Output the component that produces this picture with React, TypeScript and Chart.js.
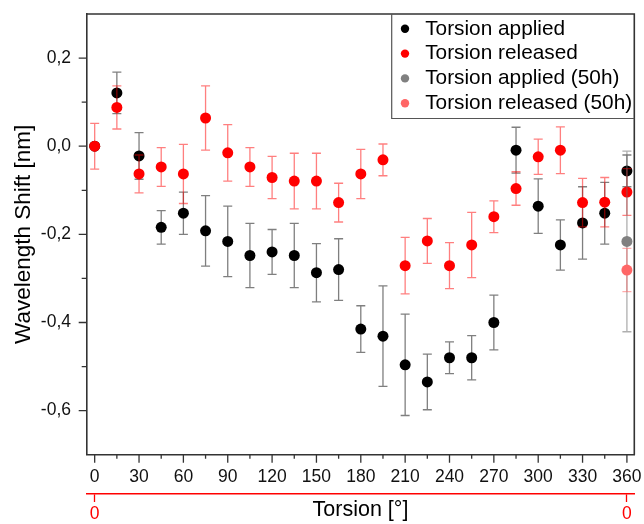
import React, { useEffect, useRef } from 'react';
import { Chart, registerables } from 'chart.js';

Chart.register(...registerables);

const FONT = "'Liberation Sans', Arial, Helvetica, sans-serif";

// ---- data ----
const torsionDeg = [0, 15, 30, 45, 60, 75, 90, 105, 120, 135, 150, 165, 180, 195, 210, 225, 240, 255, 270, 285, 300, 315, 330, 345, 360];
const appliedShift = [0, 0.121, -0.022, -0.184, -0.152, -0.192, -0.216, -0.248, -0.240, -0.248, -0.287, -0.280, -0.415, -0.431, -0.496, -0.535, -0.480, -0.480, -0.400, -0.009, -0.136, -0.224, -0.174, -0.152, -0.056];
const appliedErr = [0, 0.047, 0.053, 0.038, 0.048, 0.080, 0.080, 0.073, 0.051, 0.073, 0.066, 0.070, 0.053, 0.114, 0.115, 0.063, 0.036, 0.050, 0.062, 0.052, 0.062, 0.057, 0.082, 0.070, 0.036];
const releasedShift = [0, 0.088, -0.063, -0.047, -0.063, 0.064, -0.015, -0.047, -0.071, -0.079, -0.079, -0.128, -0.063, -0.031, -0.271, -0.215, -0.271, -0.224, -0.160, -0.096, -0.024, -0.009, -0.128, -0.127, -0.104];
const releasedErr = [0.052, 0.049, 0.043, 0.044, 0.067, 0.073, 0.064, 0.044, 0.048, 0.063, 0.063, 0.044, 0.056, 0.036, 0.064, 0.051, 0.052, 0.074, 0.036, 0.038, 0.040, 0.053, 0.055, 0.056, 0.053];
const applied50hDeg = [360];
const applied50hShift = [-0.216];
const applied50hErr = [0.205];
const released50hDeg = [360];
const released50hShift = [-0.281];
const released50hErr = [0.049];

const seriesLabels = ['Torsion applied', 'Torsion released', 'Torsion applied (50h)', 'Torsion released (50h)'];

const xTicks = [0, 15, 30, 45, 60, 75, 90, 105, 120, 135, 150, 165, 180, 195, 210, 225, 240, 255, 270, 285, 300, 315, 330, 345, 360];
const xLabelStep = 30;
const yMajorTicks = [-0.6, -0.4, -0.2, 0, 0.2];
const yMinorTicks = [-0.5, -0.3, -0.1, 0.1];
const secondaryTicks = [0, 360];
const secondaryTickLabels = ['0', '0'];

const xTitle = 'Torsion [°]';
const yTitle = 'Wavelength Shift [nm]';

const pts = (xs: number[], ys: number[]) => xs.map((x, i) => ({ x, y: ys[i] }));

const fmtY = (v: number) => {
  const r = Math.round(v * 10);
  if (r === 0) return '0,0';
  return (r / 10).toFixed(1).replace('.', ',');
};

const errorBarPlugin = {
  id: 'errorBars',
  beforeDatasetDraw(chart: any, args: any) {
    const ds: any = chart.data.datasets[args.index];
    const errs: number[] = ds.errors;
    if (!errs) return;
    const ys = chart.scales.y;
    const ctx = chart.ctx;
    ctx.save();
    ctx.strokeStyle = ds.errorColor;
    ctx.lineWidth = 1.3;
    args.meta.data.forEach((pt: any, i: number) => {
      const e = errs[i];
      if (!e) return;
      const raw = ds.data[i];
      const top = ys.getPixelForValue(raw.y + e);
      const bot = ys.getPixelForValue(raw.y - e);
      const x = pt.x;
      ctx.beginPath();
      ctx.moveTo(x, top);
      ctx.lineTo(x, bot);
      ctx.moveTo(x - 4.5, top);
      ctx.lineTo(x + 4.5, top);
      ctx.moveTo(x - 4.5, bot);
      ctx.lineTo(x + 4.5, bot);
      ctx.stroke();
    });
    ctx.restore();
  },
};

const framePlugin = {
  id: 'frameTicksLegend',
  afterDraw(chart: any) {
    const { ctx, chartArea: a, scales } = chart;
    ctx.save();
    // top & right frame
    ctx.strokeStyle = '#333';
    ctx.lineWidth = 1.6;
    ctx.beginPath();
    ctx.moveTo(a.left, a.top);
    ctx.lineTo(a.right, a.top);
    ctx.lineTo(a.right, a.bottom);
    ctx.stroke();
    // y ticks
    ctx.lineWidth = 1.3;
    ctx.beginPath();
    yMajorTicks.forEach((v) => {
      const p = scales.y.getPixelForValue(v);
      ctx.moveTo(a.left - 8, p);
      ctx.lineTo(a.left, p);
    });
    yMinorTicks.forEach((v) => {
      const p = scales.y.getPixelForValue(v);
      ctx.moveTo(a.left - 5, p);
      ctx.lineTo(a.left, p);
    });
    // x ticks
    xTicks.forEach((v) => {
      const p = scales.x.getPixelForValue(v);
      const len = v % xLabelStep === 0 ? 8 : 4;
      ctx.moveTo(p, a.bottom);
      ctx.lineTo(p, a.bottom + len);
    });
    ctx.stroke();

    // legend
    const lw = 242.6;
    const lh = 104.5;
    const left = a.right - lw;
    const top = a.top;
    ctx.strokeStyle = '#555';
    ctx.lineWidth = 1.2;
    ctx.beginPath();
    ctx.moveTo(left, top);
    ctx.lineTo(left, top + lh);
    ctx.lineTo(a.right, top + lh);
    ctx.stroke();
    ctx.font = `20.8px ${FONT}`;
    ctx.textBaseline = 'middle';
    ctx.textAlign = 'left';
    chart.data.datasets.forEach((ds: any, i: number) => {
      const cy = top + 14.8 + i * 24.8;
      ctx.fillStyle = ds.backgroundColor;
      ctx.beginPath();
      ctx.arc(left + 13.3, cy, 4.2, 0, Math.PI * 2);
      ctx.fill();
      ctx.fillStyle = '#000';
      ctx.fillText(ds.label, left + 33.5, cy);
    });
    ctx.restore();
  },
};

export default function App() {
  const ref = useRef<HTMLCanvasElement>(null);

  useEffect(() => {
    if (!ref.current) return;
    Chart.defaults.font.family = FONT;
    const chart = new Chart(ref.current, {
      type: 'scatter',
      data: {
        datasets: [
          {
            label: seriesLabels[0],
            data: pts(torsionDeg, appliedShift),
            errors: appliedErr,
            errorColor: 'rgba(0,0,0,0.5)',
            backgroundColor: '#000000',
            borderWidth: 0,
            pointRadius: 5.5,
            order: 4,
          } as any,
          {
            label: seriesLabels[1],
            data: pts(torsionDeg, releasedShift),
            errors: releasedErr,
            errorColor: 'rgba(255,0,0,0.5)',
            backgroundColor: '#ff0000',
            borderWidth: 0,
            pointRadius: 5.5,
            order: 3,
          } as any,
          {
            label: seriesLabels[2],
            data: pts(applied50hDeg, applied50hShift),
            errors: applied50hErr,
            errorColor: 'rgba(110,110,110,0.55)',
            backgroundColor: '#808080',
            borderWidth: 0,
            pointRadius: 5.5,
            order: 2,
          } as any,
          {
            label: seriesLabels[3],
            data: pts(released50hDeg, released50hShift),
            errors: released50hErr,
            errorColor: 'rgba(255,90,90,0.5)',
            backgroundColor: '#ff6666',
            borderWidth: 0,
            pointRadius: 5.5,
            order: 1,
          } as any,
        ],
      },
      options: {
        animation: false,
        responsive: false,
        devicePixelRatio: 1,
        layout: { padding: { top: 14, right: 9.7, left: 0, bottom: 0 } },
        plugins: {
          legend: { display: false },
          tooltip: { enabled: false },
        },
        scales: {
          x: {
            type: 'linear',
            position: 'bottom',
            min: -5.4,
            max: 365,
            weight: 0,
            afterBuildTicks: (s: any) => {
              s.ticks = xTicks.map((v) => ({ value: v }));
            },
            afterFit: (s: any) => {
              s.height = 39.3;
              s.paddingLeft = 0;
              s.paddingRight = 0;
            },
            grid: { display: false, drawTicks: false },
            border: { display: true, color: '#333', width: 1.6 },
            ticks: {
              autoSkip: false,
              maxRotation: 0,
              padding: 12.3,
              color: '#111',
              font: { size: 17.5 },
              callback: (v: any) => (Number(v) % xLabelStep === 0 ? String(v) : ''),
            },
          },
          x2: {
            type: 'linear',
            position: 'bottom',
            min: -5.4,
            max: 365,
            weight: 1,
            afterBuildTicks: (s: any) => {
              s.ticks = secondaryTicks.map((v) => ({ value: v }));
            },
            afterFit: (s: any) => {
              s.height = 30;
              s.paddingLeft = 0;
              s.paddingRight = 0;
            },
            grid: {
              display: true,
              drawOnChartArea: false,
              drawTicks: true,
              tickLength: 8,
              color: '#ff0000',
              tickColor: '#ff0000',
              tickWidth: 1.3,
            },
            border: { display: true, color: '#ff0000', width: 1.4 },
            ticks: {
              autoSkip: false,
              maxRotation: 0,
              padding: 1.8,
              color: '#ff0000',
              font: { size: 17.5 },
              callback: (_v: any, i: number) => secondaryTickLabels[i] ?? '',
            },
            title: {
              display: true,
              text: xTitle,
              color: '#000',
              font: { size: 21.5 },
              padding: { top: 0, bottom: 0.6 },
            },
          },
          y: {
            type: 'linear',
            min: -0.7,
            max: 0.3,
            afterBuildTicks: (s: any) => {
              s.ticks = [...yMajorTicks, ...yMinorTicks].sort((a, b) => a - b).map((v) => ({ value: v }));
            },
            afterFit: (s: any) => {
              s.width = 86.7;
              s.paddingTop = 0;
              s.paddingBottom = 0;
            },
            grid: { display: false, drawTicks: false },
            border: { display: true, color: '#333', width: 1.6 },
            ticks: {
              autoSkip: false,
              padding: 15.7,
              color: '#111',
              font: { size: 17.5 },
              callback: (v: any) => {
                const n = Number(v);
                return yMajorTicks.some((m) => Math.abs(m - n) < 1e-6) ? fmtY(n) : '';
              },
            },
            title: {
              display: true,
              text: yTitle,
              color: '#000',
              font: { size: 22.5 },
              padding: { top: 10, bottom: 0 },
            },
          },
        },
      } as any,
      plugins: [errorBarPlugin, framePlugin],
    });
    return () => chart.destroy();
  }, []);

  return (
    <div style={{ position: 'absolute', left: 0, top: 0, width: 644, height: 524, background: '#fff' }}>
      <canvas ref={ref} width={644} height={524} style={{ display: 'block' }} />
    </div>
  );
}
########################################
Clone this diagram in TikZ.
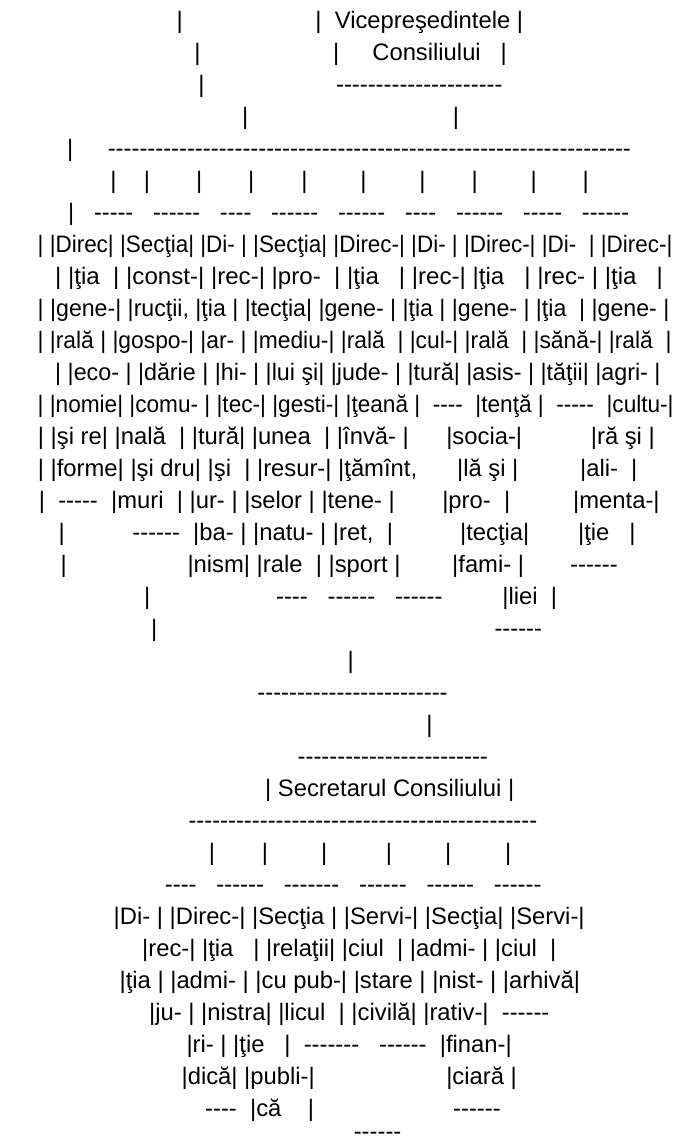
########################################
▸ **TASK DIRECTIONS**: Of the lines in the data, how many hold the string "this"? State the number, nothing else.

▸ **IN RESPONSE**: 2